In the past couple of years, the Internet has seen some major data breaches across major industries, but especially the financial sector. This past week, two Hong Kong and Singapore authorities have improved their cyber security efforts and have implemented major advancements in cyber security initiatives.
Both Hong Kong Monetary Authority (the HKMA) and Monetary Authority of Singapore (MAS) have announced a three-pillar initiative to improve cyber security resources named “Cybersecurity Fortification Initiative.” The three pillars from HKMA are as follows.
1) The Cyber Resilience Assessment Framework. This framework helps financial institutions perform a basic self-assessment that can be used to evaluate any potential risks within the organization. This self-assessment framework is designed to give financial institutions a way to review a list of current threats and assign risk to internal resources. With risk assessment, the institution can then determine their true level of threat and take steps to lower threat incidents.
2) The Professional Development Program. This program contains an initiative to increase the number of professionals in the industry. HKMA will partner with Hong Kong Applied Science and Technology Research to increase cyber security professionals in the industry.
3) The Cyber Intelligence Sharing Platform. This pillar aims to improve sharing and collaboration across Hong Kong’s Association of Banks. HKMA will develop better sharing of analysis, collection details and intelligence to improve threat response.
As part of the collaboration, MAS has introduced its Cyber Risk Management Project. This project overlaps with the previous HKMA initiative but focuses on better regulations and compliance for the financial industry. This comes after a major breach in banking security where SWIFT messaging services were compromised in Bangladesh and continues to be an ongoing issue for investigators.
MAS initiatives propose better research, cyber security compliance, and monitoring to improve security across financial institutions.

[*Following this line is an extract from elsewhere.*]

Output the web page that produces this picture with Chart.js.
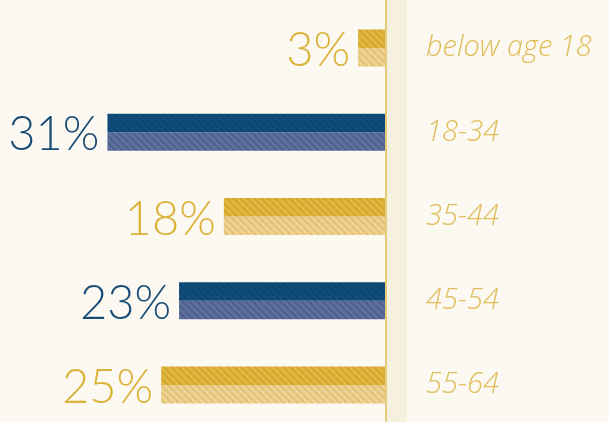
<!DOCTYPE html>
<html>
<head>
<meta charset="utf-8">
<script src="https://cdn.jsdelivr.net/npm/chart.js@4"></script>
<style>
  html, body { margin: 0; padding: 0; background: #fcf9f2; }
  #ages { display: block; }
</style>
</head>
<body>
<canvas id="ages" width="609" height="422"></canvas>
<script>
// Age groups and their share
const ageGroups = ['below age 18', '18-34', '35-44', '45-54', '55-64'];
const shares = [3, 31, 18, 23, 25];
const tones = ['gold', 'blue', 'gold', 'blue', 'gold'];

// hatched fills, stripes running top-left to bottom-right
function hatch(base, stripe) {
    const c = document.createElement('canvas');
    c.width = 7;
    c.height = 7;
    const g = c.getContext('2d');
    g.fillStyle = base;
    g.fillRect(0, 0, 7, 7);
    g.strokeStyle = stripe;
    g.lineWidth = 1.6;
    g.beginPath();
    g.moveTo(-1, -1); g.lineTo(8, 8);
    g.moveTo(-1, 6); g.lineTo(1, 8);
    g.moveTo(6, -1); g.lineTo(8, 1);
    g.stroke();
    return g.createPattern(c, 'repeat');
}

const fills = {
    gold: { top: hatch('#e1b63c', '#cfa231'), bottom: hatch('#eed294', '#e2bf6e'), text: '#dbb238' },
    blue: { top: hatch('#114d7b', '#0e4571'), bottom: hatch('#5d709c', '#4b5e8a'), text: '#184b76' }
};

const backdrop = {
    id: 'backdrop',
    beforeDraw(chart) {
        const { ctx, chartArea, width, height } = chart;
        ctx.save();
        ctx.fillStyle = '#fcf9f2';
        ctx.fillRect(0, 0, width, height);
        ctx.fillStyle = '#f6f0de';
        ctx.fillRect(chartArea.right, 0, 22, height);
        ctx.fillStyle = '#e7ca7c';
        ctx.fillRect(chartArea.right, 0, 2, height);
        ctx.restore();
    }
};

const valueLabels = {
    id: 'valueLabels',
    afterDatasetsDraw(chart) {
        const { ctx } = chart;
        const top = chart.getDatasetMeta(0).data;
        const bottom = chart.getDatasetMeta(1).data;
        ctx.save();
        ctx.font = '300 47px Lato';
        ctx.textAlign = 'right';
        ctx.textBaseline = 'middle';
        top.forEach((bar, i) => {
            const left = Math.min(bar.x, bar.base);
            const y = (bar.y + bottom[i].y) / 2 + 3;
            ctx.fillStyle = fills[tones[i]].text;
            ctx.fillText(shares[i] + '%', left - 8, y);
        });
        ctx.restore();
    }
};

const config = {
    type: 'bar',
    data: {
        labels: ageGroups,
        datasets: [{
            data: shares,
            backgroundColor: tones.map(t => fills[t].top),
            clip: false
        }, {
            data: shares,
            backgroundColor: tones.map(t => fills[t].bottom),
            clip: false
        }]
    },
    options: {
        indexAxis: 'y',
        responsive: false,
        animation: false,
        layout: { padding: { top: 48, bottom: 37, left: 0, right: 0 } },
        datasets: {
            bar: { barPercentage: 1, categoryPercentage: 0.44 }
        },
        plugins: {
            legend: { display: false },
            tooltip: { enabled: false }
        },
        scales: {
            x: {
                display: false,
                reverse: true,
                min: 0,
                max: 43
            },
            y: {
                position: 'right',
                offset: false,
                // invisible tick marks push the labels away from the axis
                grid: { drawOnChartArea: false, tickLength: 41, color: 'transparent' },
                border: { display: false },
                afterFit: (scale) => { scale.width = 224; },
                ticks: {
                    crossAlign: 'near',
                    padding: 0,
                    color: '#dfbd58',
                    font: { family: 'Open Sans', style: 'italic', weight: 300, size: 29 }
                }
            }
        }
    },
    plugins: [backdrop, valueLabels]
};

new Chart(document.getElementById('ages'), config);
</script>
</body>
</html>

The two projects promise to improve security for Hong Kong’s banking sector to reduce the number of threats and successful cyber attacks against financial systems. Recent years have seen a spike in financial industry attacks, especially insider threats that pose the greatest threat to any organization. The banking sector has increasingly been a target for cyber attackers who aim to steal data including personally identifiable information (PII) and banking credentials that can be sold on the black market or used as a way to financially gain from successful attacks.